» **Objective**
Find the lines below that contain the string "code". Copy each one.

* start Records for the task *

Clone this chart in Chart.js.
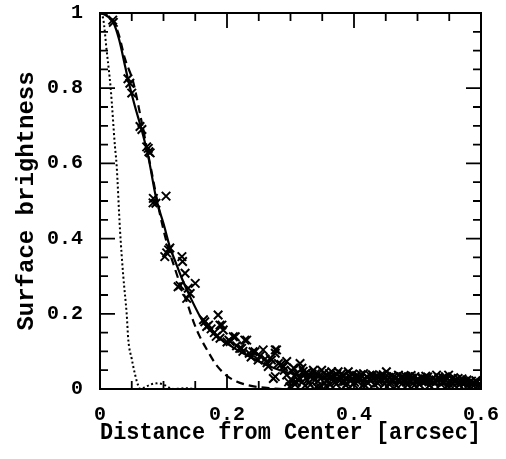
<!DOCTYPE html>
<html>
<head>
<meta charset="utf-8">
<script src="https://cdn.jsdelivr.net/npm/chart.js@4"></script>
<style>
html,body{margin:0;padding:0;background:#fff;}
#wrap{width:506px;height:459px;}
</style>
</head>
<body>
<div id="wrap"><canvas id="c" width="506" height="459"></canvas></div>
<script>
// ---- data ----
const xTickLabels = ["0", "0.2", "0.4", "0.6"];
const yTickLabels = ["0", "0.2", "0.4", "0.6", "0.8", "1"];

// observed surface brightness (crosses): [radius arcsec, brightness]
const observed = [
[0.020,0.981],[0.021,0.975],[0.044,0.825],[0.047,0.813],[0.050,0.787],[0.063,0.698],[0.066,0.690],
[0.0735,0.644],[0.076,0.640],[0.077,0.631],[0.079,0.628],[0.0835,0.495],[0.084,0.507],[0.088,0.494],
[0.104,0.513],[0.102,0.352],[0.105,0.362],[0.108,0.370],[0.110,0.375],[0.123,0.272],[0.126,0.275],
[0.129,0.352],[0.130,0.339],[0.134,0.308],[0.1365,0.241],[0.139,0.268],[0.142,0.254],[0.150,0.281],
[0.163,0.184],[0.165,0.179],[0.168,0.166],[0.171,0.170],[0.175,0.160],[0.180,0.150],[0.183,0.140],
[0.186,0.197],[0.189,0.170],[0.189,0.135],[0.192,0.170],[0.194,0.157],[0.200,0.125],[0.203,0.130],
[0.205,0.126],[0.210,0.139],[0.213,0.139],[0.215,0.115],[0.220,0.108],[0.223,0.108],[0.225,0.100],
[0.228,0.130],[0.231,0.130],[0.235,0.095],[0.238,0.085],[0.241,0.099],[0.244,0.099],[0.249,0.077],
[0.252,0.088],[0.257,0.104],[0.260,0.080],[0.263,0.070],[0.265,0.060],[0.268,0.082],[0.270,0.077],
[0.273,0.028],[0.276,0.033],[0.276,0.095],[0.276,0.104],[0.278,0.104],[0.281,0.068],[0.285,0.065],
[0.289,0.059],[0.290,0.050],[0.294,0.073],[0.294,0.037],[0.297,0.019],[0.299,0.006],
[0.302,0.048],[0.303,0.022],[0.306,0.035],[0.307,0.012],[0.310,0.041],[0.311,0.026],[0.314,0.030],
[0.315,0.068],[0.318,0.055],[0.318,0.018],[0.322,0.038],[0.323,0.009],[0.326,0.044],[0.327,0.024],
[0.331,0.011],[0.331,0.033],[0.336,0.050],[0.336,0.028],[0.339,0.040],[0.341,0.006],[0.343,0.021],
[0.346,0.006],[0.349,0.050],[0.350,0.032],[0.353,0.043],[0.354,0.016],[0.357,0.036],[0.358,0.024],
[0.361,0.041],[0.362,0.012],[0.365,0.046],[0.366,0.027],[0.369,0.034],[0.370,0.018],[0.373,0.039],
[0.375,0.046],[0.377,0.022],[0.379,0.031],[0.381,0.019],[0.383,0.037],[0.386,0.028],[0.387,0.010],
[0.389,0.015],[0.391,0.046],[0.393,0.033],[0.395,0.022],[0.398,0.040],[0.399,0.013],[0.402,0.030],
[0.404,0.036],[0.406,0.020],[0.409,0.027],[0.411,0.038],[0.413,0.009],[0.415,0.041],[0.417,0.025],
[0.420,0.033],[0.422,0.016],[0.425,0.037],[0.427,0.023],[0.430,0.029],[0.432,0.012],[0.435,0.034],
[0.438,0.033],[0.440,0.019],[0.443,0.027],[0.446,0.038],[0.448,0.014],[0.451,0.046],[0.452,0.024],
[0.455,0.031],[0.457,0.018],[0.460,0.035],[0.462,0.022],[0.465,0.028],[0.467,0.009],[0.470,0.037],
[0.471,0.020],[0.474,0.031],[0.476,0.015],[0.479,0.026],[0.481,0.034],[0.484,0.011],[0.486,0.033],
[0.488,0.021],[0.491,0.029],[0.493,0.016],[0.496,0.033],[0.498,0.023],[0.501,0.027],[0.503,0.012],
[0.506,0.030],[0.509,0.028],[0.511,0.018],[0.514,0.025],[0.516,0.032],[0.519,0.010],[0.521,0.022],
[0.524,0.029],[0.527,0.015],[0.530,0.037],[0.531,0.021],[0.534,0.026],[0.537,0.013],[0.540,0.030],
[0.542,0.019],[0.545,0.024],[0.547,0.008],[0.549,0.037],[0.551,0.022],[0.554,0.027],[0.556,0.014],
[0.559,0.020],[0.561,0.025],[0.564,0.028],[0.566,0.011],[0.569,0.018],[0.571,0.023],[0.574,0.015],
[0.576,0.020],[0.579,0.009],[0.581,0.017],[0.583,0.019],[0.586,0.012],[0.588,0.016],[0.591,0.013],
[0.593,0.018],[0.596,0.010],[0.598,0.014],
[0.305,0.056],[0.309,0.018],[0.320,0.047],[0.329,0.017],[0.334,0.040],[0.345,0.035],[0.356,0.008],
[0.364,0.032],[0.372,0.013],[0.380,0.040],[0.385,0.020],[0.397,0.028],[0.401,0.018],[0.408,0.033],
[0.416,0.012],[0.424,0.026],[0.429,0.038],[0.437,0.016],[0.442,0.036],[0.449,0.030],[0.456,0.012],
[0.463,0.033],[0.469,0.025],[0.477,0.033],[0.483,0.018],[0.490,0.036],[0.495,0.010],[0.500,0.021],
[0.507,0.019],[0.513,0.034],[0.518,0.024],[0.525,0.019],[0.533,0.031],[0.539,0.018],[0.544,0.033],
[0.550,0.013],[0.557,0.030],[0.563,0.017],[0.570,0.027],[0.578,0.024],[0.585,0.021],[0.592,0.022]
];

// best-fit model (solid)
const modelSolid = [
[0,1],[0.01,0.993],[0.021,0.975],[0.03,0.93],[0.04,0.855],[0.045,0.817],[0.055,0.752],[0.066,0.687],
[0.076,0.618],[0.089,0.503],[0.10,0.44],[0.110,0.378],[0.12,0.333],[0.129,0.294],[0.142,0.245],
[0.162,0.180],[0.18,0.145],[0.194,0.128],[0.21,0.11],[0.231,0.09],[0.25,0.073],[0.278,0.053],
[0.3,0.042],[0.35,0.030],[0.4,0.023],[0.45,0.018],[0.5,0.015],[0.55,0.012],[0.6,0.010]
];

// alternative model (dashed)
const modelDashed = [
[0,1],[0.01,0.995],[0.02,0.98],[0.03,0.94],[0.039,0.88],[0.0525,0.815],[0.0656,0.71],[0.081,0.58],
[0.095,0.46],[0.105,0.39],[0.118,0.32],[0.128,0.27],[0.137,0.23],[0.147,0.18],[0.157,0.14],
[0.17,0.10],[0.184,0.062],[0.2,0.035],[0.215,0.02],[0.231,0.011],[0.25,0.005],[0.27,0.002],
[0.29,0],[0.35,0]
];

// PSF (dotted)
const psfDotted = [
[0,1],[0.005,0.985],[0.0105,0.90],[0.0168,0.80],[0.0236,0.644],[0.026,0.60],[0.0315,0.423],
[0.0367,0.299],[0.042,0.20],[0.0446,0.13],[0.05,0.08],[0.055,0.04],[0.06,0.01],[0.064,0],
[0.07,0.004],[0.08,0.012],[0.089,0.015],[0.1,0.012],[0.11,0.003],[0.116,0],[0.125,0.001],
[0.135,0.002],[0.145,0.001],[0.155,0]
];

const toXY = arr => arr.map(p => ({x: p[0], y: p[1]}));

const FONT = "'Liberation Mono', 'Courier New', monospace";

function isMajor(v){ return Math.abs(v/0.2 - Math.round(v/0.2)) < 1e-6; }
function fmt(v, labels){
  if (!isMajor(v)) return '';
  const i = Math.round(v/0.2);
  return labels[i] !== undefined ? labels[i] : '';
}
function noPad(s){ s.paddingLeft = 0; s.paddingRight = 0; s.paddingTop = 0; s.paddingBottom = 0; }

const frameTicks = {
  id: 'frameTicks',
  afterDatasetsDraw(chart){
    const {ctx, chartArea: a, scales} = chart;
    ctx.save();
    ctx.strokeStyle = '#000';
    ctx.lineWidth = 1.8;
    ctx.beginPath();
    scales.x.ticks.forEach(t => {
      const px = scales.x.getPixelForValue(t.value);
      const L = isMajor(t.value) ? 15 : 8;
      ctx.moveTo(px, a.bottom); ctx.lineTo(px, a.bottom - L);
      ctx.moveTo(px, a.top); ctx.lineTo(px, a.top + L);
    });
    scales.y.ticks.forEach(t => {
      const py = scales.y.getPixelForValue(t.value);
      const L = isMajor(t.value) ? 15 : 8;
      ctx.moveTo(a.left, py); ctx.lineTo(a.left + L, py);
      ctx.moveTo(a.right, py); ctx.lineTo(a.right - L, py);
    });
    ctx.stroke();
    ctx.lineWidth = 2;
    ctx.strokeRect(a.left, a.top, a.right - a.left, a.bottom - a.top);
    ctx.restore();
  }
};

new Chart(document.getElementById('c'), {
  type: 'scatter',
  data: {
    datasets: [
      { data: toXY(observed), pointStyle: 'crossRot', radius: 6, borderWidth: 2,
        borderColor: '#000', backgroundColor: '#000', showLine: false },
      { data: toXY(modelSolid), showLine: true, pointRadius: 0, borderColor: '#000',
        borderWidth: 2.2, cubicInterpolationMode: 'monotone' },
      { data: toXY(modelDashed), showLine: true, pointRadius: 0, borderColor: '#000',
        borderWidth: 2.2, borderDash: [8, 5], cubicInterpolationMode: 'monotone' },
      { data: toXY(psfDotted), showLine: true, pointRadius: 0, borderColor: '#000',
        borderWidth: 2, borderDash: [2, 2.5], cubicInterpolationMode: 'monotone' }
    ]
  },
  options: {
    responsive: false,
    animation: false,
    devicePixelRatio: 1,
    layout: { padding: { left: 0, right: 25, top: 13, bottom: 0 } },
    plugins: { legend: { display: false }, tooltip: { enabled: false } },
    scales: {
      x: {
        type: 'linear', min: 0, max: 0.6,
        grid: { display: false, drawTicks: false },
        border: { display: false },
        ticks: { stepSize: 0.05, autoSkip: false, maxRotation: 0, padding: 14,
                 color: '#000', font: { family: FONT, size: 20, weight: 'bold' },
                 callback: v => fmt(v, xTickLabels) },
        title: { display: true, text: 'Distance from Center [arcsec]', color: '#000',
                 font: { family: FONT, size: 23, weight: 'bold' }, padding: { top: 0, bottom: 12 } },
        afterFit: s => { s.height = 70; noPad(s); }
      },
      y: {
        type: 'linear', min: 0, max: 1,
        grid: { display: false, drawTicks: false },
        border: { display: false },
        ticks: { stepSize: 0.05, autoSkip: false, padding: 17,
                 color: '#000', font: { family: FONT, size: 20, weight: 'bold' },
                 callback: v => fmt(v, yTickLabels) },
        title: { display: true, text: 'Surface brightness', color: '#000',
                 font: { family: FONT, size: 24, weight: 'bold' }, padding: { top: 13, bottom: 0 } },
        afterFit: s => { s.width = 100; noPad(s); }
      }
    }
  },
  plugins: [frameTicks]
});
</script>
</body>
</html>
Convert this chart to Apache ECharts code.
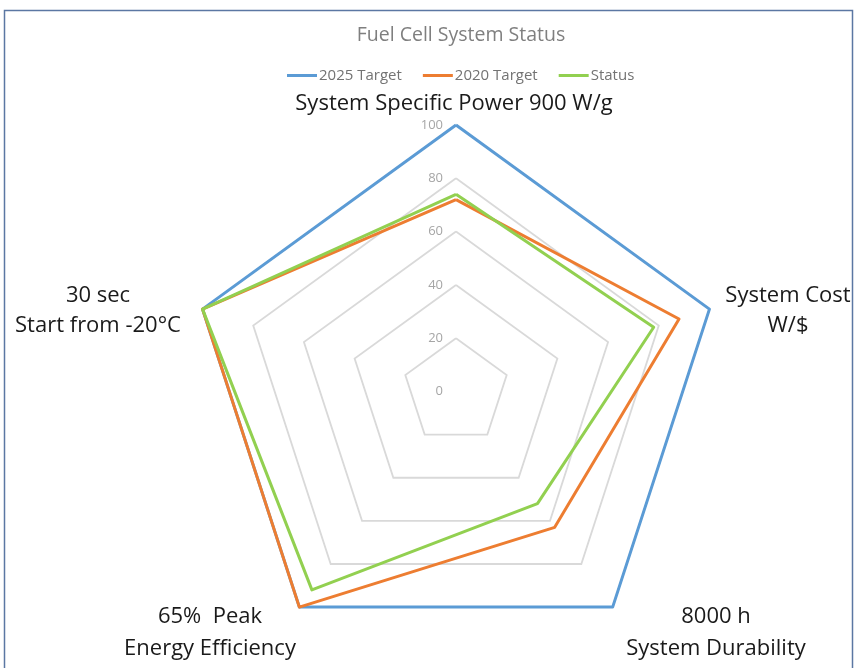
<!DOCTYPE html>
<html>
<head>
<meta charset="utf-8">
<title>Fuel Cell System Status</title>
<script src="https://cdn.jsdelivr.net/npm/echarts@6/dist/echarts.min.js"></script>
<style>
  html, body { margin: 0; padding: 0; background: #ffffff; }
  #chart { width: 856px; height: 668px; }
</style>
</head>
<body>
<div id="chart"></div>
<script>
// Indicators, listed clockwise from the top
const categories = [
  'System Specific Power 900 W/g',
  'System Cost\nW/$',
  '8000 h\nSystem Durability',
  '65%  Peak\nEnergy Efficiency',
  '30 sec\nStart from -20°C'
];
const seriesNames = ['2025 Target', '2020 Target', 'Status'];
const target2025 = [100, 100, 100, 100, 100];
const target2020 = [72, 88, 63, 100, 100];
const status = [74, 78, 52, 92, 100];
const ringTicks = [0, 20, 40, 60, 80, 100];

const colors = ['#5b9bd5', '#ed7d31', '#92d050'];
const font = '"Open Sans", "Liberation Sans", sans-serif';

// ECharts lays radar indicators out counter-clockwise, so walk the list backwards after the first
const order = [0, 4, 3, 2, 1];
const pick = arr => order.map(i => arr[i]);

const axisMax = ringTicks[ringTicks.length - 1];
const indicator = pick(categories).map((name, k) => {
  const ind = { name: name, min: ringTicks[0], max: axisMax };
  if (k === 0) {
    ind.axisLabel = { show: true, color: '#a6a6a6', fontSize: 13, fontFamily: font, margin: 13 };
  }
  return ind;
});

// Indicator captions placed around the web
const captionPos = [
  { x: 454, y: 104, lh: 30 },
  { x: 788, y: 311, lh: 30 },
  { x: 716, y: 633, lh: 32 },
  { x: 210, y: 633, lh: 32 },
  { x: 98,  y: 311, lh: 30 }
];
const captions = categories.map((c, i) => ({
  type: 'text',
  x: captionPos[i].x,
  y: captionPos[i].y,
  silent: true,
  style: {
    text: c,
    fill: '#1a1a1a',
    font: '22px ' + font,
    align: 'center',
    verticalAlign: 'middle',
    lineHeight: captionPos[i].lh
  }
}));

const chart = echarts.init(document.getElementById('chart'), null, { renderer: 'canvas' });
chart.setOption({
  backgroundColor: '#ffffff',
  animation: false,
  title: {
    text: 'Fuel Cell System Status',
    left: 456,
    top: 20,
    textAlign: 'center',
    textStyle: { color: '#7f7f7f', fontSize: 19.5, fontWeight: 'normal', fontFamily: font }
  },
  legend: {
    data: seriesNames,
    top: 63,
    left: 282,
    icon: 'rect',
    itemWidth: 30,
    itemHeight: 3,
    itemGap: 21,
    textStyle: { color: '#737373', fontSize: 15, fontFamily: font, padding: [0, 0, 0, -3] }
  },
  color: colors,
  radar: {
    center: [456, 391.5],
    radius: 266.5,
    startAngle: 90,
    shape: 'polygon',
    splitNumber: ringTicks.length - 1,
    indicator: indicator,
    axisName: { show: false },
    axisLine: { show: false },
    axisTick: { show: false },
    axisLabel: { show: false },
    splitArea: { show: false },
    splitLine: { lineStyle: { color: '#d9d9d9', width: 1.8 } }
  },
  graphic: [
    {
      type: 'rect',
      silent: true,
      shape: { x: 4.5, y: 10.5, width: 848, height: 680 },
      style: { fill: 'none', stroke: '#5b77a3', lineWidth: 1.5 }
    }
  ].concat(captions),
  series: [{
    type: 'radar',
    symbol: 'none',
    lineStyle: { width: 3 },
    data: [
      { name: seriesNames[0], value: pick(target2025), lineStyle: { color: colors[0] }, itemStyle: { color: colors[0] } },
      { name: seriesNames[1], value: pick(target2020), lineStyle: { color: colors[1] }, itemStyle: { color: colors[1] } },
      { name: seriesNames[2], value: pick(status), lineStyle: { color: colors[2] }, itemStyle: { color: colors[2] } }
    ]
  }]
});
</script>
</body>
</html>
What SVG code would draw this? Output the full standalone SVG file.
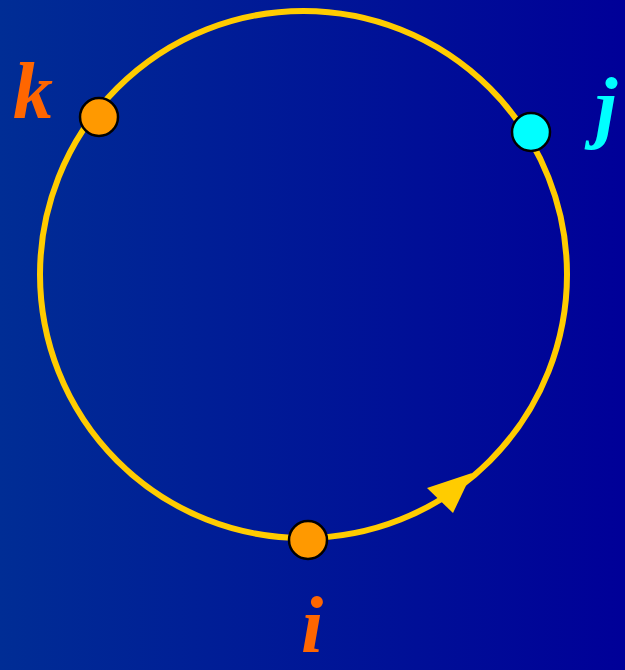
<svg xmlns="http://www.w3.org/2000/svg" width="625" height="670" viewBox="0 0 625 670">
<defs>
<linearGradient id="bg" x1="0" y1="0" x2="1" y2="0">
<stop offset="0" stop-color="#002d95"/>
<stop offset="1" stop-color="#000098"/>
</linearGradient>
<style>
.lbl{font-family:"Liberation Serif","DejaVu Serif",serif;font-style:italic;font-weight:bold;font-size:80px;text-anchor:middle}
.node{stroke:#000;stroke-width:2.5}
</style>
</defs>
<rect width="625" height="670" fill="url(#bg)"/>
<g id="connectors">
<circle cx="303.5" cy="274.5" r="263.5" fill="none" stroke="#ffcc00" stroke-width="6"/>
<polygon points="472,473 427,488 453,513" fill="#ffcc00"/>
</g>
<g id="node-k">
<circle class="node" cx="99" cy="117" r="19" fill="#ff9900"/>
<text class="lbl" x="33" y="118" fill="#ff6600">k</text>
</g>
<g id="node-j">
<circle class="node" cx="531" cy="132" r="19" fill="#00ffff"/>
<text class="lbl" x="606" y="133" fill="#00ffff">j</text>
</g>
<g id="node-i">
<circle class="node" cx="308" cy="540" r="19" fill="#ff9900"/>
<text class="lbl" x="312" y="652" fill="#ff6600">i</text>
</g>
</svg>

* end Records for the task *

» **Task response**
Convert this chart to Apache ECharts code.
What SVG code would draw this? Output the full standalone SVG file.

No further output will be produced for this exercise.